There’s a reason why The Star Wars Holiday Special is the grand finale of the 2004 book What Were They Thinking: The 100 Dumbest Events in Television History. Set mostly on Chewbacca’s home planet, the bulk of the dialogue is turned over to Wookie grunts and roars. No subtitles, either (probably just as well). There’s the delightful segment wherein Chewbacca’s father settles in to enjoy some…well, what can only be described as internet porn. That, plus the thing that sure looks like a laptop hooked up to what sure looks like a big flatscreen on the wall, and you have to give them credit – they did a pretty good job predicting the future. Otherwise it’s all quite wrong. Being a TV Holiday Variety Special, of course you have to have guest stars. And who says “A long time ago, in a galaxy far, far away…” better than Bea Arthur, Art Carney, and Diahann Carroll?

Besides KISS’s threat to put any member of their crew who uttered the name of their movie on the unemployment line, George Lucas once famously said of The Star Wars Holiday Special that “If I had the time and a sledgehammer, I would track down every copy of that show and smash it.” Since the special was shown only once and never officially released thereafter, the only copies available were homemade videos, tapes of the original network airing. Carrie Fisher, who played Princess Leia, once cut a deal with Lucas: she’d do commentary voiceover work for Star Wars Blu-ray discs in exchange for a copy of the Holiday Special. She claims she plays it at parties when she wants people to go home.

The KISS project was, of course, meant to be the launching pad for their fabulous new career as superheroes of the big screen. That particular rocket is still on the pad.

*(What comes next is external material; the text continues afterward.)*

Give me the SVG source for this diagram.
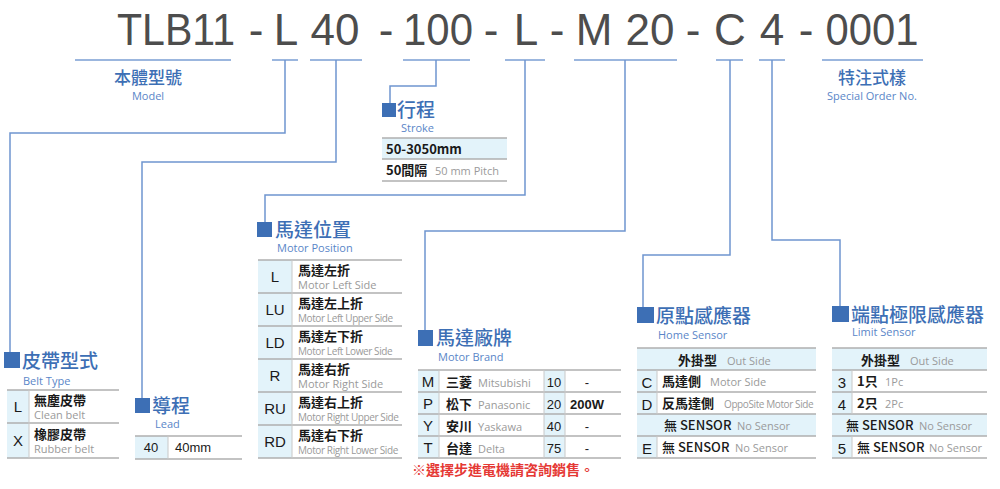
<svg xmlns="http://www.w3.org/2000/svg" width="1000" height="489" viewBox="0 0 1000 489">
<style>
.t{font-family:"Liberation Sans",Arial,sans-serif;font-size:44px;fill:#4d4d4d;text-anchor:middle}
.ul{stroke:#7b9fd4;stroke-width:1.5;fill:none}
.cn{stroke:#6f95cf;stroke-width:1.5;fill:none}
.h{font-family:"Noto Sans CJK TC","Noto Sans",sans-serif;font-size:19px;fill:#3d6fb5;font-weight:500}
.hc{font-family:"Noto Sans CJK TC","Noto Sans",sans-serif;font-size:17px;fill:#3d6fb5;font-weight:500;text-anchor:middle}
.s{font-family:"Open Sans","Noto Sans",sans-serif;font-size:11px;fill:#5a86c8}
.sc{font-family:"Open Sans","Noto Sans",sans-serif;font-size:11px;fill:#5a86c8;text-anchor:middle}
.sq{fill:#3d6fb5}
.k{fill:#e3f3fa}
.ln{stroke:#b0b0b0;stroke-width:1.5}
.lv{stroke:#c8c8c8;stroke-width:1}
.b{font-family:"Noto Sans CJK TC","Noto Sans",sans-serif;font-size:13px;fill:#1a1a1a;font-weight:700}
.sn{font-family:"Noto Sans CJK TC","Noto Sans",sans-serif;font-size:13px;fill:#1a1a1a;font-weight:500}
.kk{font-family:"Liberation Sans",Arial,sans-serif;font-size:15px;fill:#1a1a1a;text-anchor:middle}
.g{font-family:"Open Sans","Noto Sans",sans-serif;font-size:11px;fill:#9a9a9a}
.gs{font-family:"Open Sans","Noto Sans",sans-serif;font-size:10px;fill:#9a9a9a;letter-spacing:-0.4px}
.n{font-family:"Liberation Sans",Arial,sans-serif;font-size:13px;fill:#1a1a1a}
</style>
<rect width="1000" height="489" fill="#fff"/>
<g id="title">
<text class="t" x="176" y="45" textLength="118" lengthAdjust="spacingAndGlyphs">TLB11</text><text class="t" x="256" y="45">-</text><text class="t" x="286" y="45">L</text><text class="t" x="335" y="45">40</text><text class="t" x="386" y="45">-</text><text class="t" x="438" y="45" textLength="70" lengthAdjust="spacingAndGlyphs">100</text><text class="t" x="491" y="45">-</text><text class="t" x="526" y="45">L</text><text class="t" x="557" y="45">-</text><text class="t" x="594" y="45">M</text><text class="t" x="650" y="45">20</text><text class="t" x="693" y="45">-</text><text class="t" x="730" y="45">C</text><text class="t" x="772" y="45">4</text><text class="t" x="806" y="45">-</text><text class="t" x="872" y="45" textLength="93" lengthAdjust="spacingAndGlyphs">0001</text>
</g>
<g id="underlines">
<path class="ul" d="M75 60H231M272 60H298M310 60H362M403 60H470M505 60H545M574 60H677M716 60H743M759 60H785M822 60H923"/>
</g>
<g id="connectors">
<path class="cn" d="M285 60V133H10V355"/>
<path class="cn" d="M336 60V162H142V398"/>
<path class="cn" d="M436 60V86H390V103"/>
<path class="cn" d="M525 60V195H265V222"/>
<path class="cn" d="M625 60V231H425V330"/>
<path class="cn" d="M730 60V255H643V307"/>
<path class="cn" d="M772 60V240H840V306"/>
</g>
<g id="model"><text class="hc" x="148" y="84">本體型號</text><text class="sc" x="148" y="100">Model</text></g>
<g id="special"><text class="hc" x="872" y="84">特注式樣</text><text class="sc" x="872" y="100">Special Order No.</text></g>
<g id="stroke">
<rect class="sq" x="382" y="103" width="14" height="14"/>
<text class="h" x="397" y="117">行程</text><text class="s" x="401" y="132">Stroke</text>
<rect class="k" x="382" y="138" width="125" height="21"/>
<path class="ln" d="M382 138H507M382 159H507M382 181H507"/>
<text class="b" x="386" y="154">50-3050mm</text>
<text class="b" x="386" y="175">50間隔</text><text class="g" x="435" y="175">50 mm Pitch</text>
</g>
<g id="belt">
<rect class="sq" x="4" y="352" width="16" height="16"/>
<text class="h" x="22" y="368">皮帶型式</text><text class="s" x="23" y="385">Belt Type</text>
<rect class="k" x="7" y="390" width="22" height="68"/>
<path class="ln" d="M7 390H119M7 423H119M7 458H119"/><path class="lv" d="M29 390V458"/>
<text class="kk" x="18" y="412">L</text><text class="kk" x="18" y="446">X</text>
<text class="b" x="34" y="405">無塵皮帶</text><text class="g" x="34" y="419">Clean belt</text>
<text class="b" x="34" y="439">橡膠皮帶</text><text class="g" x="34" y="453">Rubber belt</text>
</g>
<g id="lead">
<rect class="sq" x="135" y="398" width="15" height="15"/>
<text class="h" x="152" y="413">導程</text><text class="s" x="155" y="428">Lead</text>
<rect class="k" x="135" y="436" width="33" height="23"/>
<path class="ln" d="M135 436H242M135 459H242"/><path class="lv" d="M168 436V459"/>
<text class="n" x="151" y="452" text-anchor="middle">40</text><text class="n" x="175" y="452">40mm</text>
</g>
<g id="position">
<rect class="sq" x="257" y="222" width="15" height="15"/>
<text class="h" x="275" y="237">馬達位置</text><text class="s" x="277" y="252">Motor Position</text>
<rect class="k" x="258" y="260" width="34" height="198"/>
<path class="ln" d="M258 260H402M258 293H402M258 326H402M258 359H402M258 392H402M258 425H402M258 458H402"/><path class="lv" d="M292 260V458"/>
<text class="kk" x="275" y="282">L</text><text class="kk" x="275" y="315">LU</text><text class="kk" x="275" y="348">LD</text><text class="kk" x="275" y="381">R</text><text class="kk" x="275" y="414">RU</text><text class="kk" x="275" y="447">RD</text>
<text class="b" x="298" y="275">馬達左折</text><text class="g" x="298" y="289">Motor Left Side</text>
<text class="b" x="298" y="308">馬達左上折</text><text class="gs" x="298" y="322">Motor Left Upper Side</text>
<text class="b" x="298" y="341">馬達左下折</text><text class="gs" x="298" y="355">Motor Left Lower Side</text>
<text class="b" x="298" y="374">馬達右折</text><text class="g" x="298" y="388">Motor Right Side</text>
<text class="b" x="298" y="407">馬達右上折</text><text class="gs" x="298" y="421">Motor Right Upper  Side</text>
<text class="b" x="298" y="440">馬達右下折</text><text class="gs" x="298" y="454">Motor Right Lower Side</text>
</g>
<g id="brand">
<rect class="sq" x="418" y="330" width="15" height="16"/>
<text class="h" x="436" y="345">馬達廠牌</text><text class="s" x="438" y="361">Motor Brand</text>
<rect class="k" x="418" y="370" width="21" height="88"/><rect class="k" x="544" y="370" width="21" height="88"/>
<path class="ln" d="M418 370H621M418 392H621M418 414H621M418 436H621M418 458H621"/><path class="lv" d="M439 370V458M544 370V458M565 370V458"/>
<text class="kk" x="428" y="387">M</text><text class="kk" x="428" y="409">P</text><text class="kk" x="428" y="431">Y</text><text class="kk" x="428" y="453">T</text>
<text class="b" x="446" y="387">三菱</text><text class="g" x="478" y="387">Mitsubishi</text>
<text class="b" x="446" y="409">松下</text><text class="g" x="478" y="409">Panasonic</text>
<text class="b" x="446" y="431">安川</text><text class="g" x="478" y="431">Yaskawa</text>
<text class="b" x="446" y="453">台達</text><text class="g" x="478" y="453">Delta</text>
<g class="n" text-anchor="middle"><text x="554" y="387">10</text><text x="554" y="409">20</text><text x="554" y="431">40</text><text x="554" y="453">75</text>
<text x="587" y="387">-</text><text x="587" y="409" font-weight="bold">200W</text><text x="587" y="431">-</text><text x="587" y="453">-</text></g>
<text x="412" y="475" font-family="Noto Sans CJK TC,sans-serif" font-size="14" fill="#e53935" font-weight="700">※選擇步進電機請咨詢銷售。</text>
</g>
<g id="home">
<rect class="sq" x="637" y="307" width="17" height="16"/>
<text class="h" x="656" y="323">原點感應器</text><text class="s" x="658" y="339">Home Sensor</text>
<rect class="k" x="637" y="348" width="179" height="22"/><rect class="k" x="637" y="414" width="179" height="22"/><rect class="k" x="637" y="370" width="20" height="44"/><rect class="k" x="637" y="436" width="20" height="22"/>
<path class="ln" d="M637 348H816M637 370H816M637 392H816M637 414H816M637 436H816M637 458H816"/><path class="lv" d="M657 370V414M657 436V458"/>
<text class="b" x="678" y="365">外掛型</text><text class="g" x="727" y="365">Out Side</text>
<text class="kk" x="647" y="388">C</text><text class="b" x="662" y="386">馬達側</text><text class="g" x="710" y="386">Motor Side</text>
<text class="kk" x="647" y="410">D</text><text class="b" x="662" y="408">反馬達側</text><text class="gs" x="724" y="408">OppoSite Motor Side</text>
<text class="sn" x="664" y="430">無 SENSOR</text><text class="g" x="737" y="430">No Sensor</text>
<text class="kk" x="647" y="454">E</text><text class="sn" x="662" y="452">無 SENSOR</text><text class="g" x="735" y="452">No Sensor</text>
</g>
<g id="limit">
<rect class="sq" x="832" y="306" width="17" height="16"/>
<text class="h" x="851" y="322">端點極限感應器</text><text class="s" x="852" y="336">Limit Sensor</text>
<rect class="k" x="832" y="348" width="155" height="22"/><rect class="k" x="832" y="414" width="155" height="22"/><rect class="k" x="832" y="370" width="20" height="44"/><rect class="k" x="832" y="436" width="20" height="22"/>
<path class="ln" d="M832 348H987M832 370H987M832 392H987M832 414H987M832 436H987M832 458H987"/><path class="lv" d="M852 370V414M852 436V458"/>
<text class="b" x="861" y="365">外掛型</text><text class="g" x="910" y="365">Out Side</text>
<text class="kk" x="842" y="388">3</text><text class="b" x="857" y="386">1只</text><text class="g" x="885" y="386">1Pc</text>
<text class="kk" x="842" y="410">4</text><text class="b" x="857" y="408">2只</text><text class="g" x="885" y="408">2Pc</text>
<text class="sn" x="846" y="430">無 SENSOR</text><text class="g" x="919" y="430">No Sensor</text>
<text class="kk" x="842" y="454">5</text><text class="sn" x="857" y="452">無 SENSOR</text><text class="g" x="929" y="452">No Sensor</text>
</g>
</svg>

Both of these fine features have attained solid Cult Classic street-cred in the intervening years. Once the stuff of legend, those homemade videos have since found their way online. Look no further than YouTube, natch, but for a pristine version of The Star Wars Holiday Special, complete with vintage network TV commercials of the day, check out Rifftrax. Of course, you get the Rifftrax guys mocking the show throughout, which is very helpful. Still, you might want to take some Dramamine first.  And prepare to ask yourself “What were they putting in the water in 1978?”